La paternità offre la possibilità di pensare a molte cose, attente riflessioni sulla vita e su ciò che ci circonda. Mi capita spesso di fermarmi a guardare mia figlia mentre prova a fare improbabili piroette o coreografie che nemmeno Brian e Garrison avrebbero potuto creare. Movimenti che riconciliano con tutto, riuscendo a far dimenticare i momenti di tensione della giornata, i pensieri immagazzinati dal cervello in continuo movimento e anche la cervicale.
Il momento della favola è davvero quel rito tanto descritto da chi ci è già passato, con la differenza che non si tratta di un solo racconto, ma nemmeno di due, una sorta di richiesta di lettura all'infinito per rimandare il momento della nanna, che comunque poi arriva.

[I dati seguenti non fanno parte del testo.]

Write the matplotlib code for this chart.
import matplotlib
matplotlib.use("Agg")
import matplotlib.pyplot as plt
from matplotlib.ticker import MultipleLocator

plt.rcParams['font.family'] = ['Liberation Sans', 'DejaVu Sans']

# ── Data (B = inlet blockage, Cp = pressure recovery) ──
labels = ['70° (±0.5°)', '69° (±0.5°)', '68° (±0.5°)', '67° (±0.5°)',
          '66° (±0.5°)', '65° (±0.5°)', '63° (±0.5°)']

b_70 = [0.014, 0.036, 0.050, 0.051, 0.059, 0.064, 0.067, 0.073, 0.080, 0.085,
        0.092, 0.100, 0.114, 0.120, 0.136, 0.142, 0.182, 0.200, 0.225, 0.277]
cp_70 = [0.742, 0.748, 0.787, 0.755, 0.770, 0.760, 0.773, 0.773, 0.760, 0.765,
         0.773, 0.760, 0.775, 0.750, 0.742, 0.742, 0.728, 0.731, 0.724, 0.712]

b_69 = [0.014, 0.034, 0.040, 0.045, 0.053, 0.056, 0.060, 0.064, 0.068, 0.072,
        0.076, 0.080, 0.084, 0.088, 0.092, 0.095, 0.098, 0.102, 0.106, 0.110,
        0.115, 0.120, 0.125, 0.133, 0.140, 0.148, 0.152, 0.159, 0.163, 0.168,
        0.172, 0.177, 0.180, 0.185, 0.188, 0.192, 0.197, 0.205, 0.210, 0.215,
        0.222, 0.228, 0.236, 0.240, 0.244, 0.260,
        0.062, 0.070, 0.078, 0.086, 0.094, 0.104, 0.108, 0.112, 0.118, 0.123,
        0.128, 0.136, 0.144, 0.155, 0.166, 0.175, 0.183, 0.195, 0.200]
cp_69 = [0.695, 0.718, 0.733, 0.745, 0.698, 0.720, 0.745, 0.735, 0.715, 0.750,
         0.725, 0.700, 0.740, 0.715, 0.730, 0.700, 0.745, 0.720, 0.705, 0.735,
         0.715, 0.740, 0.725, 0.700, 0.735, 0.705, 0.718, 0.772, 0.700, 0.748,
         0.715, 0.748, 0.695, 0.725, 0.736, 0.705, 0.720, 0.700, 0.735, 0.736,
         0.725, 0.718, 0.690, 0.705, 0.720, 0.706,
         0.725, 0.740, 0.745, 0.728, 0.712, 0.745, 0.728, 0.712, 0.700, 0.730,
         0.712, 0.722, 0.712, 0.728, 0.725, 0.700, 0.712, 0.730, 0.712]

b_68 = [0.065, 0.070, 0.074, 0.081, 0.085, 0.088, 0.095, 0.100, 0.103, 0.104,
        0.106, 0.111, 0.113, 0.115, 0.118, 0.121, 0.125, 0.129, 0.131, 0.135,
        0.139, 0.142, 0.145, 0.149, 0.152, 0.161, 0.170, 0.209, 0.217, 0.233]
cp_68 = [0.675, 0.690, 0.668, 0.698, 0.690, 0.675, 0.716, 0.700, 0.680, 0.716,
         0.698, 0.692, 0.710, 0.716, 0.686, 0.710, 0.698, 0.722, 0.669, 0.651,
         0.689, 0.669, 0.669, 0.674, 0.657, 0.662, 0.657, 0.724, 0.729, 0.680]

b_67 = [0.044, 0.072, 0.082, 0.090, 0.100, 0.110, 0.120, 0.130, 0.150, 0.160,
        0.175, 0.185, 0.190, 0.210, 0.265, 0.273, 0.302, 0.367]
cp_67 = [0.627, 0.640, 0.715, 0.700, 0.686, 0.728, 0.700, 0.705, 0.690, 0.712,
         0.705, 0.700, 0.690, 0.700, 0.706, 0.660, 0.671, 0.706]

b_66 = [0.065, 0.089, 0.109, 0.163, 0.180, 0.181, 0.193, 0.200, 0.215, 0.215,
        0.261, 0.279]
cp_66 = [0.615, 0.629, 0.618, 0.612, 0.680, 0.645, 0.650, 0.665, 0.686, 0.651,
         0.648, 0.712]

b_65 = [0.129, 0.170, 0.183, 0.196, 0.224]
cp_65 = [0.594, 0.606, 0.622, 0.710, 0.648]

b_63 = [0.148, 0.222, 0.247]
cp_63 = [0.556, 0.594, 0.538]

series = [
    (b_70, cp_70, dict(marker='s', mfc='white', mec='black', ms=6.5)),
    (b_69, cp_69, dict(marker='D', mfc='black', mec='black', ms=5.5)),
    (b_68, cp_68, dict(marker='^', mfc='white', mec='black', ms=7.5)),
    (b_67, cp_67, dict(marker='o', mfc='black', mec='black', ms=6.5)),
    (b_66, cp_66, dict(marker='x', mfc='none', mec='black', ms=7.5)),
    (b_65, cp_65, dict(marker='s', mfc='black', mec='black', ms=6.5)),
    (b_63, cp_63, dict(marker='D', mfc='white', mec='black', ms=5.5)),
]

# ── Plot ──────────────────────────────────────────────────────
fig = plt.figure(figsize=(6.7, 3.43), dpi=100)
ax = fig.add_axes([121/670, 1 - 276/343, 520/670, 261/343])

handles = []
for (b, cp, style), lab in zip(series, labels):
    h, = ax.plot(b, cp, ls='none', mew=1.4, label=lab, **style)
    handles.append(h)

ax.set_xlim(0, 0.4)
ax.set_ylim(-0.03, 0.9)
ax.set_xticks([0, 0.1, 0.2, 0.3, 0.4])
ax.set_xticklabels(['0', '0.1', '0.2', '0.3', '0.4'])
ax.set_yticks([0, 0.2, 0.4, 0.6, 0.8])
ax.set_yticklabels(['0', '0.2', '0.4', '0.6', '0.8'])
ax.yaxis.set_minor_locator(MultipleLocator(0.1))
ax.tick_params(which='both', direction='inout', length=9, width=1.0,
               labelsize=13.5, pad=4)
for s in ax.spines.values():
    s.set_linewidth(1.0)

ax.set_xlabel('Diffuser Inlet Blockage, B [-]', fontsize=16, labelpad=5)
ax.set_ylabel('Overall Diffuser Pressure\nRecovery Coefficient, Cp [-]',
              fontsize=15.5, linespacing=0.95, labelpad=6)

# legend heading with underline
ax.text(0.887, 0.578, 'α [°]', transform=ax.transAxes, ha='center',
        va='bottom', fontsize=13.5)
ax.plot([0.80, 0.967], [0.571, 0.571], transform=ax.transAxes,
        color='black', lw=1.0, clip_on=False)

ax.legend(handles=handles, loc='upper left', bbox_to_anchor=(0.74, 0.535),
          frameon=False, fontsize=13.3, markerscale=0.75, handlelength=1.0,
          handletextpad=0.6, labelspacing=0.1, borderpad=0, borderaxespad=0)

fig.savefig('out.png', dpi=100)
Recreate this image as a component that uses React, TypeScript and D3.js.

Proprio in quell'attimo in cui mi capita spesso di prenderla in braccio, magari al buio, stretta a me a volte mi tornano in mente immagini come questa, mamme in fuga con i proprio figli, trascinati senza scarpe per evitare lacrimogeni o cose peggiori, padri con in braccio il proprio figlio stretto al corpo. In quel momento la stanchezza della giornata e i dolori alla schiena sembrano sciocchezze di fronte a persone che camminano chilometri e non possono permettersi di mettere giù il proprio figlio, rendendomi ancora di più conto della fortuna di vivere nel punto geografico fortunato.
Se mai quel punto dovesse diventare pericoloso spererei di incontrare porte aperte non muri.
Allora la stringo ancora di più.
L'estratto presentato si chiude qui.